By Gerry T. Estrera
If you love eating “lapu-lapu,” “mameng” and other reef fishes, you better watch out. Those fish may be tasty but they may not be healthy to eat all. The reason: they may be loaded with cyanide.
“Cyanide fishing may not be as rampant as in the 1970s and 1980s, it is still being done in the Philippines,” said Dr. Alan White, who used to be the chief of party of the Coastal Resource Management Project in Central Visayas. He now serves as senior scientist based in Hawaii of the Asia-Pacific Program of the Nature Conservancy.
“I believe that most cyanide used presently is for food fish and it is difficult to know how wide spread its use is,” Dr. White pointed out. “It is still a major problem in Palawan and other areas where the live food fish trade is important.”
Cyanide fishing is not a Filipino discovery but an American ingenuity. A certain Bridges first used sodium cyanide to stun and capture tropical fish in 1958 in Illinois. A Filipino aquarium fish collector picked up the practice.
The practice spread throughout the country in no time. At that time, reef fish were collected for the fish aquarium trade and exported to the United States, the United Kingdom, Germany and France.
The Philippines is home to 70 percent of the world’s ornamental fish. According to a study done in 1981, some 200 of the 2,177 tropical fish species found in the country are exported.
Today, cyanide fishing is no longer confined to gathering aquarium fish. The demand for live fish from the reefs in restaurants in Beijing, southern China, Hong Kong, and other countries where Chinese abound has made the practice prevalent not only in the Philippines but other Asian countries as well.
The reason for its popularity among poverty-stricken fishermen: money. Michael Fabinyi, a researcher with Australia’s James Cook University who studied the live reef fish trade in Palawan province for several years, cites the case of leopard coral grouper.
“From approximately 50 cents per kilo in the late ’80s when the trade began,” he explained, “the price of leopard coral grouper has risen gradually and consistently. In 2011, a good-sized leopard coral grouper in good condition fetches a price of between 700 pesos and 1,000 pesos per kilo for fishermen.”
“The total retail value of the live reef food fish was around $350 million per year from 1997 to 2001,” notes Andrew Bruckner, an American coral reef ecologist who works closely with government and nongovernment groups in the United States. “By 2002, it increased to about $486 million for Hong Kong and $810 million for the entire trade. Individual fish can sell for up to $180 per kilogram, depending on species, taste, texture, availability and time of year.”
It may be easier to catch reef fishes using cyanide but it has a price. “Cyanide is a deadly poison not only to people and fish, but also to other marine animals like corals,” says Dr. Rafael D. Guerrero, a national scientist who used to head the Philippine Council for Aquatic and Marine Research and Development.

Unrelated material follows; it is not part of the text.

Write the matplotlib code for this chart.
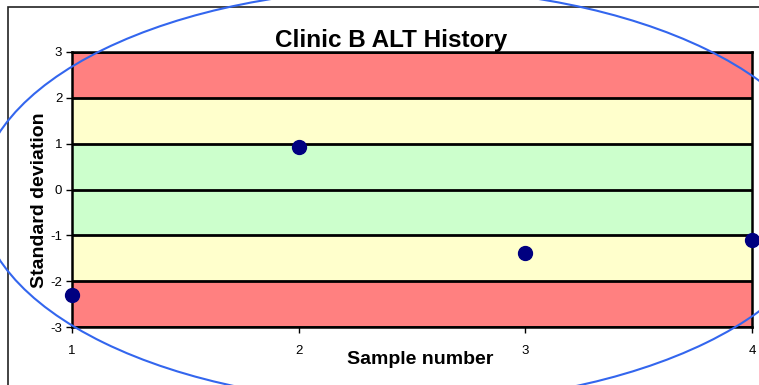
import matplotlib
matplotlib.use("Agg")
import matplotlib.pyplot as plt
from matplotlib.patches import Ellipse, Rectangle

plt.rcParams['font.family'] = ['Liberation Sans', 'DejaVu Sans']
plt.rcParams['axes.unicode_minus'] = False

# data
samples = [1, 2, 3, 4]
std_dev = [-2.30, 0.93, -1.39, -1.10]

band_lo = [-3, -2, -1, 1, 2]
band_hi = [-2, -1, 1, 2, 3]
band_colors = ['#FF8080', '#FFFFCC', '#CCFFCC', '#FFFFCC', '#FF8080']
grid_levels = [-3, -2, -1, 0, 1, 2, 3]

W, H = 759, 385
fig = plt.figure(figsize=(W / 100, H / 100), dpi=100)

# chart area border (left/top visible only)
fig.patches.append(Rectangle((8 / W, -0.1), 1.2, 1.1 - 7 / H, transform=fig.transFigure,
                             fill=False, edgecolor='#222222', lw=1.2))

ax = fig.add_axes([72 / W, (H - 327) / H, 680 / W, 275 / H])

for lo, hi, c in zip(band_lo, band_hi, band_colors):
    ax.axhspan(lo, hi, color=c, lw=0, zorder=0)
for lv in grid_levels:
    ax.axhline(lv, color='black', lw=2, zorder=1)

ax.plot(samples, std_dev, 'o', color='#000080', markersize=10, clip_on=False, zorder=5)

ax.set_xlim(1, 4)
ax.set_ylim(-3, 3)
ax.set_xticks(samples)
ax.set_yticks(grid_levels)
ax.tick_params(axis='both', labelsize=9.5, length=4, width=1, direction='out')
ax.tick_params(axis='x', pad=9)
ax.tick_params(axis='y', pad=3)
for s in ax.spines.values():
    s.set_linewidth(1.8)

fig.text(391 / W, 1 - 47 / H, 'Clinic B ALT History', ha='center', va='baseline',
         fontsize=17.5, fontweight='bold')
fig.text(420 / W, 1 - 364 / H, 'Sample number', ha='center', va='baseline',
         fontsize=14, fontweight='bold')
fig.text(40 / W, 1 - 200 / H, 'Standard deviation', ha='center', va='center',
         rotation=90, fontsize=14, fontweight='bold')

# blue ellipse drawn over the chart
fig.patches.append(Ellipse((405 / W, 1 - 196 / H), 852 / W, 415 / H, transform=fig.transFigure,
                           fill=False, edgecolor='#3366EE', lw=1.5, zorder=10))

fig.savefig('out.png', dpi=100)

Corals are fragile creatures that host microscopic organisms on which larger creatures feed and provide shelter for a variety of marine life like fish, lobsters, octopi, eels, and turtles.

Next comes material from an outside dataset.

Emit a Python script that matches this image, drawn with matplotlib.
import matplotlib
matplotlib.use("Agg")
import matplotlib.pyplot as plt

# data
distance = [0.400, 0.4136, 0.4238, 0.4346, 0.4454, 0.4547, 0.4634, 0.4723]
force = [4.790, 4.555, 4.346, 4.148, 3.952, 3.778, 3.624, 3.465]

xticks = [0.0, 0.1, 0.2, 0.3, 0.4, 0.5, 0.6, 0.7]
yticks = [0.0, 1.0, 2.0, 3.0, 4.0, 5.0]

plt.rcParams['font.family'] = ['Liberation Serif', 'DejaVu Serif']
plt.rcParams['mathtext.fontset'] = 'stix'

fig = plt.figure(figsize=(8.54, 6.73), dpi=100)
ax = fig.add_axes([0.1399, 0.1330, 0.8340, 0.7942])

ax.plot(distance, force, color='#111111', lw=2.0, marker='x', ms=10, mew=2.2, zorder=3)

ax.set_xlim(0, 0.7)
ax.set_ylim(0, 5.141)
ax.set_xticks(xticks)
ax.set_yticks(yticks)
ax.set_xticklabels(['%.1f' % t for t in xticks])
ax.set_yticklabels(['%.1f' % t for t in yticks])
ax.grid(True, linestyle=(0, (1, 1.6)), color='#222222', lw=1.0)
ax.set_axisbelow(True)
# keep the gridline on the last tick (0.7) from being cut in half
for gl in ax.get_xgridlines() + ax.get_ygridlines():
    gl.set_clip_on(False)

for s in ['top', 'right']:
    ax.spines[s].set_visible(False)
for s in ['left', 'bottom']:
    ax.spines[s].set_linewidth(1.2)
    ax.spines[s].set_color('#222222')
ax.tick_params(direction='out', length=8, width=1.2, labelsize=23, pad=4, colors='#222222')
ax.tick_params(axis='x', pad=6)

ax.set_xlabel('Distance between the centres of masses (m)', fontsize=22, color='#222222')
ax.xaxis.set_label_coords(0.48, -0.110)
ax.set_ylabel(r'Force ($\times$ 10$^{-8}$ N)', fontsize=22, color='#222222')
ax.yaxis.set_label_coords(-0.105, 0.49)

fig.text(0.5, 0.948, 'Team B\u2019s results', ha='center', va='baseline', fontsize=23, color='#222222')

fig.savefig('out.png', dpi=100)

To catch elusive fish hiding in coral reefs, fishermen use cyanide, which is illegal. A study commissioned by the Bureau of Fisheries and Aquatic Resources in 1982 established that two applications of cyanide on coral reefs four months apart caused high coral polyp mortality. “Unlike blast fishing, which reduces corals into rubble,” deplores marine scientist Vaughan R. Pratt, “cyanide keeps coral structures intact, but dead.”

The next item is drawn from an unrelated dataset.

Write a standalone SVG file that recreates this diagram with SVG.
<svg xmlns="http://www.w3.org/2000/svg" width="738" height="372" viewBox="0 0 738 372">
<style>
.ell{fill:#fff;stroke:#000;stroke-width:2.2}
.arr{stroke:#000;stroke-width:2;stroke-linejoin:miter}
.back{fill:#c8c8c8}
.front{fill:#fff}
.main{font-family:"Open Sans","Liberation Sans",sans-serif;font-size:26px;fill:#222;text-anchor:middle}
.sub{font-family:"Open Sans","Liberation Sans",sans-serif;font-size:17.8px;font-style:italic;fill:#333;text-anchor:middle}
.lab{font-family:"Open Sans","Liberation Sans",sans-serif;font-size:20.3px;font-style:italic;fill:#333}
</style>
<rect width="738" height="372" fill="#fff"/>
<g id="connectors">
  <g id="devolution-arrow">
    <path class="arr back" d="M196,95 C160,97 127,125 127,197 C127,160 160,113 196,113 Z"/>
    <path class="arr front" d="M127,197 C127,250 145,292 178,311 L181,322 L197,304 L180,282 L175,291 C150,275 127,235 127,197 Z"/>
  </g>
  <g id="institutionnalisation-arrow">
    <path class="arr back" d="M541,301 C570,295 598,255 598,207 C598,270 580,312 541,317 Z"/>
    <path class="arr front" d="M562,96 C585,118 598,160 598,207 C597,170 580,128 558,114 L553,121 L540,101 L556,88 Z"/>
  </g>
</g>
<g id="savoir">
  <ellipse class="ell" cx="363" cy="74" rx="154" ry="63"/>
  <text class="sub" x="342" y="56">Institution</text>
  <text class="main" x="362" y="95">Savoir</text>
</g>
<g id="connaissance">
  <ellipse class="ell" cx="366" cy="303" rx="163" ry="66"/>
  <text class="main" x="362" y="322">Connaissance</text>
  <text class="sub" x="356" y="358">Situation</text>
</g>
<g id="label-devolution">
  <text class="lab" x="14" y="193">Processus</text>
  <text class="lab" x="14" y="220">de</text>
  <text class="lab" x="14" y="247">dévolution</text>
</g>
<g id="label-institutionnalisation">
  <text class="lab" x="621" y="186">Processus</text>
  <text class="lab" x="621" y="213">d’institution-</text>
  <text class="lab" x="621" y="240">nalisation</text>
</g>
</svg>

The Philippines has around 26,000 square kilometers of coral reef area, the second largest in Southeast Asia. Some 500 species of stony corals are known to occur, 12 of which are considered endemic.
Today, poor coral cover is found in 40 percent of the country’s reefs, while areas with excellent cover have steadily declined to less than 5 percent from 2000 to 2004. “Despite considerable improvements in coral reef management, the country’s coral reefs remain under threat,” said Dr. Theresa Mundita S. Lim, the director of the Protected Areas and Wildlife Bureau.
Fifty percent of the fish exposed to sodium cyanide die in the reef. The ones caught and later recover are transferred to clean water, but they are doomed to die within weeks or months because of the damage caused by the poison to their internal organs.
Researchers estimate that more than a million kilograms of cyanide have been squirted onto Philippine reefs alone over the last half century.
“(Cyanide fishing) is illegal, so people should just stop doing it,” says Dr. Arnel “AA” Yaptinchay, director of the Marine Wildlife Watch of the Philippines. “There may be short term gains now but we have to really think the serious repercussions for the future generation. Remember this: no reef, no fish.”
Some believe that banning the export of live reef fish is one possible solution to the problem. Davao City Councilor Leonardo Avila III thinks otherwise. “As long as there are Chinese/Filipino restaurants willing to buy at a good price for live fish, and customers willing to pay for it, there will always be cyanide fishing,” he says.